Le ralliement en février des partis de l’opposition traditionnelle au mouvement de contestation a encouragé les jeunes à installer un camp de toile sur la place faisant face à l’université, pour réclamer le départ du Président, au pouvoir depuis 33 ans.
L’octroi du prix Nobel de la paix à la militante yéménite Tawakkol Karman devrait apporter un second souffle à la révolution yéménite, dont le caractère pacifique a été battu en brèche par les face-à-face sanglants qui opposent depuis plusieurs jours les partisans et les opposants au président Ali Abdallah Saleh. Les milliers de jeunes, qui ont campé jeudi et vendredi sur la place du Changement à Sanaa, ont laissé éclater leur joie à l’annonce de l’attribution du prix prestigieux, pour la première fois, à une femme arabe. Dans un pays où la contestation contre le régime ne faiblit pas, les femmes disent également leur joie et leur satisfaction, surtout que la société yéménite ne leur accorde aucune liberté de mouvement. Ce prix Nobel les encouragera assurément à poursuivre le combat pour leur émancipation.

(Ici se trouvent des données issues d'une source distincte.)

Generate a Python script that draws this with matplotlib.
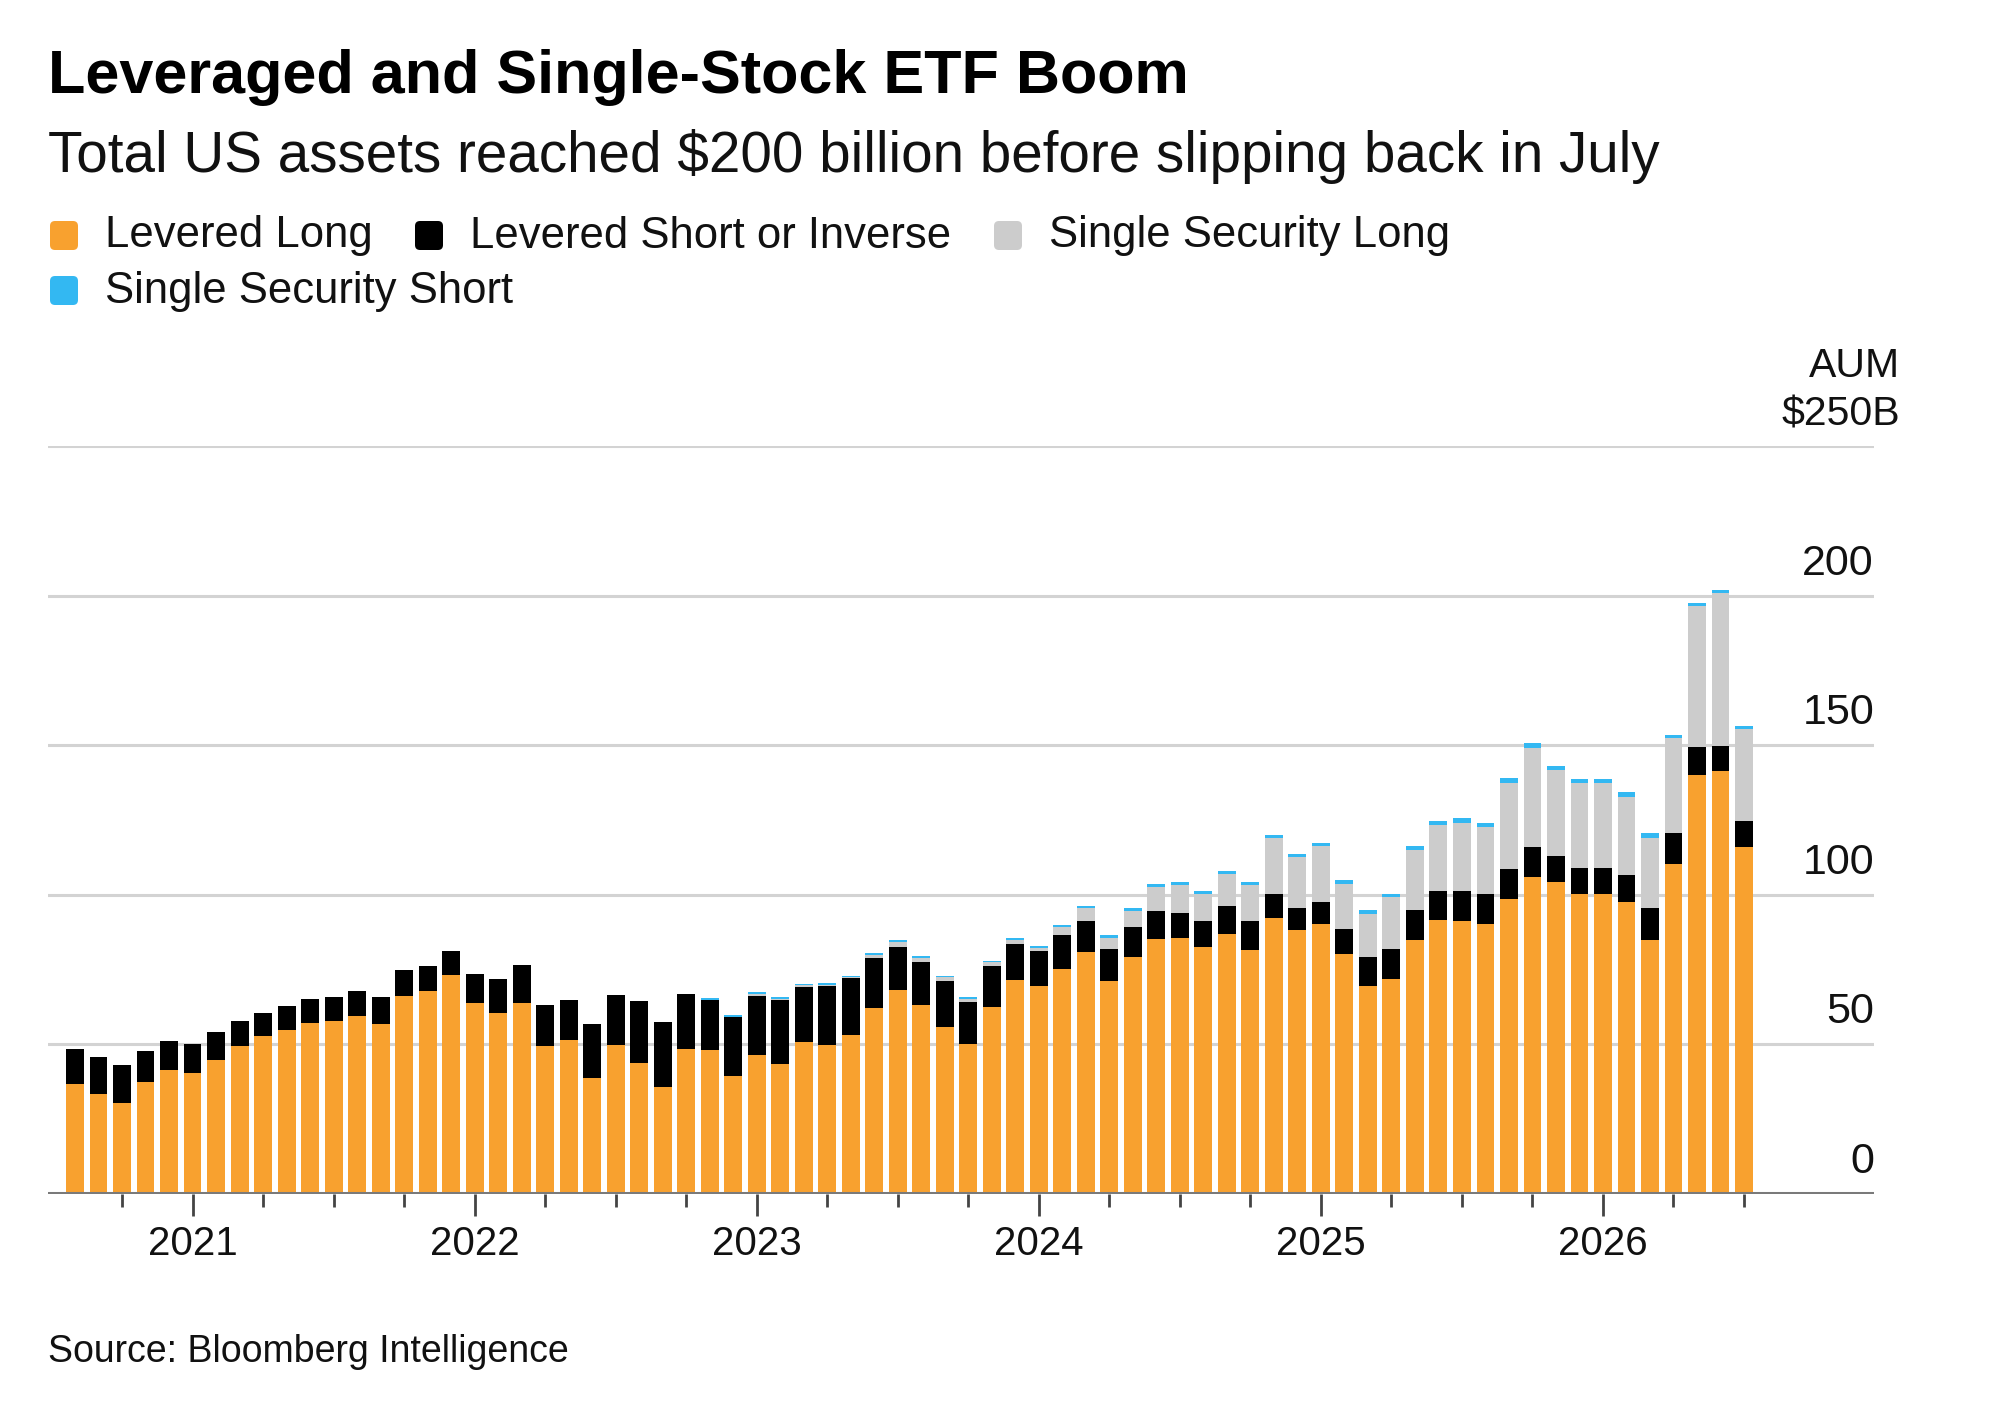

Bien que peu nombreuses, certaines d’entre elles ont tenu à exprimer un enthousiasme mesuré « car Tawakkol Karman est membre du parti Al Islah, la branche yéménite des Frères musulmans ». Mais dans tous les cas, les femmes sont « sincèrement reconnaissantes du courage » de cette militante des droits humains : la première à avoir osé descendre dans les rues yéménites, le visage découvert. Une véritable révolution dans ce pays miné par les archaïsmes et le conservatisme. L’événement réjouit aussi les hommes. Khaled Al Anesi, avocat des droits de l’homme au côté de Tawakkol Karman dès les premières heures de la révolte, en tête.
« C’est un choc. On ne s’y attendait pas du tout. Ce prix va changer beaucoup de choses. Cela va relancer l’attention sur la révolte yéménite et aussi embarrasser beaucoup de pays arabes et internationaux. Enfin, cette récompense va encourager davantage les activistes des droits de l’homme à se battre », a-t-il soutenu. Journaliste et militante de la première heure pour la liberté d’expression et les droits des femmes, Tawakkol Karman a joué un rôle de premier plan dans le déclenchement, fin janvier, des manifestations estudiantines contre le président Saleh. Connue pour son opiniâtreté, elle a conduit les manifestations qui s’ébranlaient chaque jour de l’université de Sanaa pour être dispersées, le plus souvent à coups de bâton, par les partisans du régime toujours en place malgré près de neuf mois de révolte.
Le ralliement en février des partis de l’opposition traditionnelle au mouvement de contestation a encouragé les jeunes à installer un camp de toile sur la place faisant face à l’université, pour réclamer le départ du président, au pouvoir depuis 33 ans et qui refuse de partir. « L’attribution du Nobel est une récompense pour le peuple yéménite dont la révolution est pacifique et qui restera pacifique jusqu’à la victoire, malgré les tentatives du régime de l’entraîner chaque jour vers la violence », a déclaré, à la presse, vendredi, Mme Karman de sa tente sur la place du Changement. Avec un prix Nobel en poche, Tawakkol et ses compagnons de révolte espèrent à présent poser le dossier du Yémen sur la table des Nations unies afin d’accentuer la pression sur le régime de Ali Abdallah Saleh et accélérer sa sortie.